En mi opinión, quienes promueven esta medida siguiendo el mandato de intereses extranjeros están traicionando a los intereses nacionales y al impedir que el pueblo español, que es el verdadero poder constituyente que podría cambiar con legitimidad la Constitución, se pronuncie sobre una cuestión tan fundamental están prostituyendo la Carta Magna y convirtiéndola en papel mojado para quienes de verdad asuman los principios del constitucionalismo democrático. Como acaba de señalar claramente Rubén Martínez Dalmau en su artículo ¿Quién puede reformar legítimamente una Constitución democrática?

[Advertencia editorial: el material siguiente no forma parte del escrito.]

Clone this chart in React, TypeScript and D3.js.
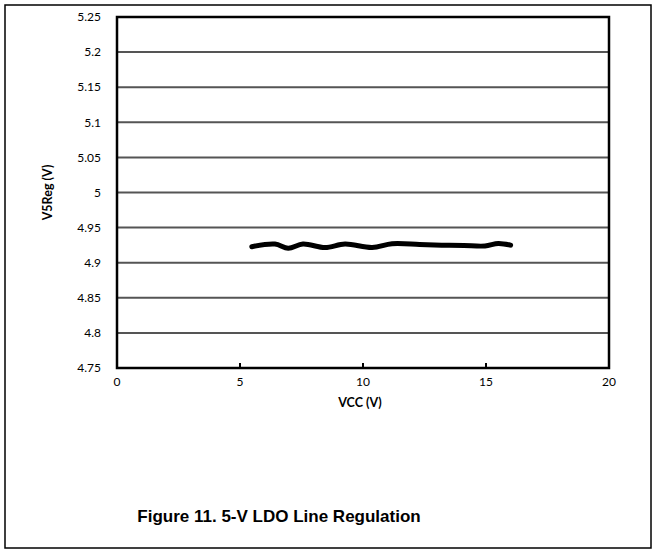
import React from "react";
import * as d3 from "d3";

const vcc = [5.48, 6.42, 6.96, 7.56, 8.46, 9.27, 10.37, 11.18, 12.3, 13.2, 14.1, 14.96, 15.5, 16.0];
const v5reg = [4.9228, 4.9266, 4.9205, 4.9266, 4.9216, 4.9266, 4.9216, 4.927, 4.926, 4.925, 4.9245, 4.9238, 4.9274, 4.925];
const yTicks = [4.75, 4.8, 4.85, 4.9, 4.95, 5, 5.05, 5.1, 5.15, 5.2, 5.25];
const xTicks = [0, 5, 10, 15, 20];

const W = 653, H = 551;
const L = 117, T = 17, R = 609, B = 368;

export default function App() {
  const x = d3.scaleLinear().domain([0, 20]).range([L, R]);
  const y = d3.scaleLinear().domain([4.75, 5.25]).range([B, T]);
  const pts = vcc.map((v, i) => [v, v5reg[i]] as [number, number]);
  const line = d3.line<[number, number]>().x(d => x(d[0])).y(d => y(d[1])).curve(d3.curveCatmullRom.alpha(0.5));
  const font = "Lato, 'Open Sans', sans-serif";
  return (
    <svg width={W} height={H} style={{ position: "absolute", left: 0, top: 0, background: "#fff" }}>
      <rect x={5} y={5} width={646} height={543} fill="none" stroke="#000" strokeWidth={1.5} />
      {yTicks.map(t => (
        <line key={"g" + t} x1={L} x2={R} y1={y(t)} y2={y(t)} stroke="#555" strokeWidth={2} />
      ))}
      {xTicks.slice(1, -1).map(t => (
        <line key={"xt" + t} x1={x(t)} x2={x(t)} y1={B} y2={B - 5} stroke="#000" strokeWidth={2} />
      ))}
      <rect x={L} y={T} width={R - L} height={B - T} fill="none" stroke="#000" strokeWidth={2.5} />
      <path d={line(pts) || ""} fill="none" stroke="#000" strokeWidth={5} strokeLinecap="round" strokeLinejoin="round" />
      {yTicks.map(t => (
        <text key={"yl" + t} x={101} y={y(t)} dy="0.35em" textAnchor="end" fontFamily={font} fontSize={12} fill="#000">
          {d3.format("")(t)}
        </text>
      ))}
      {xTicks.map(t => (
        <text key={"xl" + t} x={x(t)} y={382} dy="0.35em" textAnchor="middle" fontFamily={font} fontSize={12} fill="#000">
          {t}
        </text>
      ))}
      <text x={360} y={403} dy="0.35em" textAnchor="middle" fontFamily={font} fontWeight="bold" fontSize={12.5} fill="#000">
        VCC (V)
      </text>
      <text transform={`translate(48,${(T + B) / 2}) rotate(-90)`} textAnchor="middle" dy="0.35em" fontFamily={font} fontWeight="bold" fontSize={12.5} fill="#000">
        V5Reg (V)
      </text>
      <text x={279} y={516} dy="0.35em" textAnchor="middle" fontFamily="'Liberation Sans', Arial, sans-serif" fontWeight="bold" fontSize={17} fill="#000">
        Figure 11. 5-V LDO Line Regulation
      </text>
    </svg>
  );
}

“Cualquier modificación de la Constitución por parte de un órgano que no es el poder constituyente, aunque sea legal -también autoritarismos y fascismos se han fundamentado en la legalidad- no es otra cosa que la apropiación de la soberanía popular por un órgano ajeno al pueblo; es decir, el fin del constitucionalismo democrático (…)

Si la Constitución no es otra cosa que la voluntad del poder constituyente, la respuesta a esta pregunta, desde el constitucionalismo democrático, no puede ser otra: sólo el pueblo puede modificar legítimamente su Constitución. Lo contrario es negar la naturaleza de la legitimidad del sistema democrático en el que creemos vivir. Si la Constitución queda en manos de otras personas -gobiernos, mayorías en los parlamentos, reyes-podremos hablar de otra legitimidad del poder político, de democracias más o menos limitadas, de decisiones mayor o menormente acordadas. pero nunca de constitucionalismo democrático”.


La alternativa, Asamblea Constituyente

Frente al engaño con que se quiere llevar a cabo esta reforma ilegítima de la Constitución que además puede comportar en el futuro un grave daño para los intereses de la nación no cabe otra alternativa, como también indica Rubén Martínez, que activar un nuevo poder constituyente que elabore una nueva Constitución en una nueva Asamblea, un horizonte que me parece fundamental que asuman los movimientos que giran en torno al 15-M y, en general, todas las personas sin distinción de ideologías o posiciones políticas que deseen vivir en una verdadera democracia.